“Nobody listens to Bhai Sahib in your family and Bhabhi has given you out-and-out freedom, and liberty that girls usually don’t deserve”
These discourteous remarks were voiced by my usually benign uncle when he came to know that I have got a scholarship to study in the U.S. for a year through the Youth Exchange and Study (YES) Program (this program provides scholarships to secondary school students from countries with significant Muslim majority to spend up to one academic year with an American host family in the United States). These words struck me like a sharp knife and badly wounded my exuberant and cheery heart.

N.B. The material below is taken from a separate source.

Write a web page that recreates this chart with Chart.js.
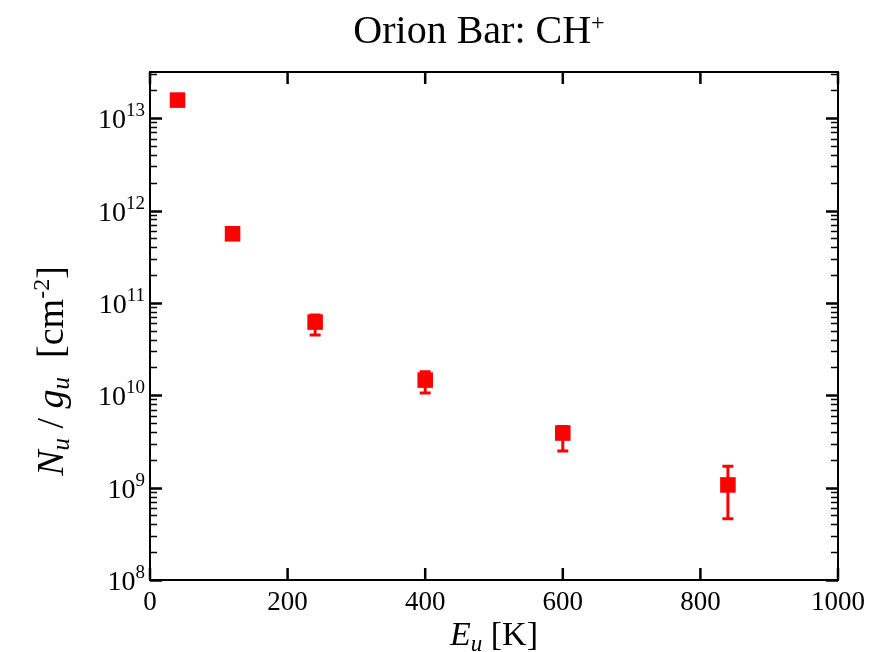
<!DOCTYPE html>
<html>
<head>
<meta charset="utf-8">
<script src="https://cdn.jsdelivr.net/npm/chart.js@4"></script>
<style>
  html, body { margin: 0; padding: 0; background: #fff; }
  #wrap { width: 895px; height: 652px; }
</style>
</head>
<body>
<div id="wrap"><canvas id="chart"></canvas></div>
<script>
// Orion Bar CH+ rotation diagram — upper-level energy vs column density per g

const energies = [40, 120, 240, 400, 600, 840];          // E_u [K]
const columns  = [1.57e13, 5.6e11, 6.2e10, 1.46e10, 3.9e9, 1.07e9];
const errLow   = [1.45e13, 5.2e11, 4.5e10, 1.06e10, 2.5e9, 4.6e8];
const errHigh  = [1.7e13, 6.1e11, 7.4e10, 1.8e10, 4.6e9, 1.7e9];
const xTicks   = [0, 200, 400, 600, 800, 1000];
const yExps    = [8, 9, 10, 11, 12, 13];

const SERIF = '"Liberation Serif", "DejaVu Serif", serif';

// ─── Rich text helper (italic / sub / superscript pieces) ────────

function drawRich(ctx, parts, x0, baseY, align = 'center') {
  let total = 0;
  parts.forEach((p) => {
    ctx.font = `${p.italic ? 'italic ' : ''}${p.size}px ${SERIF}`;
    p.w = ctx.measureText(p.t).width;
    total += p.w;
  });
  let x = align === 'right' ? x0 - total : x0 - total / 2;
  ctx.textAlign = 'left';
  ctx.textBaseline = 'alphabetic';
  parts.forEach((p) => {
    ctx.font = `${p.italic ? 'italic ' : ''}${p.size}px ${SERIF}`;
    ctx.fillText(p.t, x, baseY + (p.dy || 0));
    x += p.w;
  });
}

// ─── Error bars, frame, inward ticks, titles ─────────────────────

const errorBars = {
  id: 'errorBars',
  beforeDatasetsDraw(chart) {
    const { ctx, scales: { x, y } } = chart;
    ctx.save();
    ctx.strokeStyle = '#ff0000';
    ctx.lineWidth = 3;
    energies.forEach((e, i) => {
      const px = x.getPixelForValue(e);
      const lo = y.getPixelForValue(errLow[i]);
      const hi = y.getPixelForValue(errHigh[i]);
      ctx.beginPath();
      ctx.moveTo(px, lo); ctx.lineTo(px, hi);
      ctx.moveTo(px - 5.5, lo); ctx.lineTo(px + 5.5, lo);
      ctx.moveTo(px - 5.5, hi); ctx.lineTo(px + 5.5, hi);
      ctx.stroke();
    });
    ctx.restore();
  },
};

const frame = {
  id: 'frame',
  afterDraw(chart) {
    const { ctx, chartArea: a, scales: { x, y } } = chart;
    ctx.save();
    ctx.strokeStyle = '#000';

    // x majors, top and bottom
    ctx.lineWidth = 2.5;
    xTicks.forEach((v) => {
      const px = x.getPixelForValue(v);
      ctx.beginPath();
      ctx.moveTo(px, a.bottom); ctx.lineTo(px, a.bottom - 12);
      ctx.moveTo(px, a.top); ctx.lineTo(px, a.top + 12);
      ctx.stroke();
    });

    // y majors + log minors, left and right
    yExps.forEach((e) => {
      for (let m = 1; m <= 9; m++) {
        const v = m * Math.pow(10, e);
        if (v > y.max) break;
        const py = Math.round(y.getPixelForValue(v)) + 0.5;
        const len = m === 1 ? 12 : 7;
        ctx.lineWidth = m === 1 ? 2.5 : 1.5;
        ctx.beginPath();
        ctx.moveTo(a.left, py); ctx.lineTo(a.left + len, py);
        ctx.moveTo(a.right, py); ctx.lineTo(a.right - len, py);
        ctx.stroke();
      }
    });

    ctx.lineWidth = 2;
    ctx.strokeRect(a.left, a.top, a.right - a.left, a.bottom - a.top);

    ctx.fillStyle = '#000';

    // y tick labels: 10 with raised exponent
    yExps.forEach((e) => {
      const py = y.getPixelForValue(Math.pow(10, e));
      drawRich(ctx, [
        { t: '10', size: 28 },
        { t: String(e), size: 19, dy: -12 },
      ], 145, py + 10, 'right');
    });

    // titles
    drawRich(ctx, [
      { t: 'Orion Bar: CH', size: 40 },
      { t: '+', size: 24, dy: -13 },
    ], 479, 43);

    drawRich(ctx, [
      { t: 'E', size: 34, italic: true },
      { t: 'u', size: 23, italic: true, dy: 6 },
      { t: ' [K]', size: 34 },
    ], 494, 645);

    ctx.translate(63, 371);
    ctx.rotate(-Math.PI / 2);
    drawRich(ctx, [
      { t: 'N', size: 38, italic: true },
      { t: 'u', size: 25, italic: true, dy: 6 },
      { t: ' / ', size: 38 },
      { t: 'g', size: 38, italic: true },
      { t: 'u', size: 25, italic: true, dy: 6 },
      { t: '  [cm', size: 38 },
      { t: '-2', size: 24, dy: -14 },
      { t: ']', size: 38 },
    ], 0, 0);
    ctx.restore();
  },
};

// ─── Chart ───────────────────────────────────────────────────────

new Chart(document.getElementById('chart'), {
  type: 'scatter',
  data: {
    datasets: [{
      data: energies.map((e, i) => ({ x: e, y: columns[i] })),
      backgroundColor: '#ff0000',
      borderColor: '#ff0000',
      borderWidth: 0,
      pointStyle: 'rect',
      pointRadius: 11,
      pointHoverRadius: 11,
    }],
  },
  options: {
    responsive: true,
    maintainAspectRatio: false,
    animation: false,
    layout: { padding: { top: 72, right: 57, left: 0, bottom: 0 } },
    plugins: { legend: { display: false }, tooltip: { enabled: false } },
    scales: {
      x: {
        type: 'linear',
        min: 0,
        max: 1000,
        afterBuildTicks: (s) => { s.ticks = xTicks.map((v) => ({ value: v })); },
        afterFit: (s) => { s.height = 72; },
        grid: { display: false, drawTicks: false },
        border: { display: false },
        ticks: {
          color: '#000',
          padding: 7,
          maxRotation: 0,
          font: { family: SERIF, size: 27 },
          callback: (v) => String(v),
        },
      },
      y: {
        type: 'logarithmic',
        min: 1e8,
        max: Math.pow(10, 13.5),
        afterBuildTicks: (s) => { s.ticks = yExps.map((e) => ({ value: Math.pow(10, e), major: true })); },
        afterFit: (s) => { s.width = 150; },
        grid: { display: false, drawTicks: false },
        border: { display: false },
        ticks: { display: false },
      },
    },
  },
  plugins: [errorBars, frame],
});
</script>
</body>
</html>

It wasn’t just my uncle. In fact, there were innumerable people who criticized my parents and coaxed them into change their decisions.
Well, I loved the way my Baba replied to all those relatives who popped up at our doorstep just to make him realize the severity of his decision. His words still echo in my head, and that was when I began to feel really closest to him. “My daughter will go to the U.S. and that is final”.
On August 1, 2010, I left my beloved Pakistan and went to the United States for an academic year.
At the re-entry orientations My local coordinator asked me to describe my time in US in one word. I chose the word ‘rollercoaster’. My American adventure has been like a perfect roller-coaster. It has had its ups and downs. It’s had its turns and speed, and its fear and excitement. It has also unfortunately had its sadness and relief.
Applying for the YES program and coming to the US as an exchange student is one of the best decisions I have ever made in my life. Today, I can proudly say that I am more culturally adaptive and religiously broad-minded than most of the teenagers in the world. I believe my experience has reinforced the belief in me that “humanity” comes before any culture, race, or religion. After attending “Better Understanding for a Better World Conference-Orlando”, I decided that all the religions are trying to reach the same goal. That is to make a person, a better individual. Without this exchange program, I would not have been able to mix American culture with Pakistani culture to create a new and beautiful “blended culture”
From winning the “Best Debater Award” in the Fulton vs. Cobb County Debate Competition to coming in first place in 2011 Regional DECA finals, I had a good ride on my American Rollercoaster. I sold candies at the school to help raise the funds for Fulton County to initiate and support FBLA. I got a letter from Barrack Obama for doing more than 100 hours of community service while I was here.
This year has improved me a lot. I still want to be an entrepreneur in the future. Now though, I highly suspect that my first business would be a “sweet tea” or a “sweet corn” stand. That’s what I got from the southern US. I am positive my family would love it just like I did. This year has taught me that “words speak louder than actions” and that a few good words can actually make a lot of difference in somebody else’s life. That’s why I say “I love you”, “good to see you”, and “it was nice meeting you”, more often than I used you. And though my roller coaster had some rough patches, these challenges pulled the “Strong Syeda” out of me. My host dad says, “you never know how strong you are until being strong is the only option left”.
Living away from my family and friends was so difficult in the beginning. I was homesick in the month of August but as soon as I blended in, I got over it. I eventually started talking to my family only once every two months.
I still remember my host mom asking, “Can 16 year olds get a working visa? We don’t want you to leave.” I made so many friends along the way that it was difficult for me to leave them. But I look forward to go back because my American Adventure has made me a better person ready to face the challenges of life with all audacity and strength.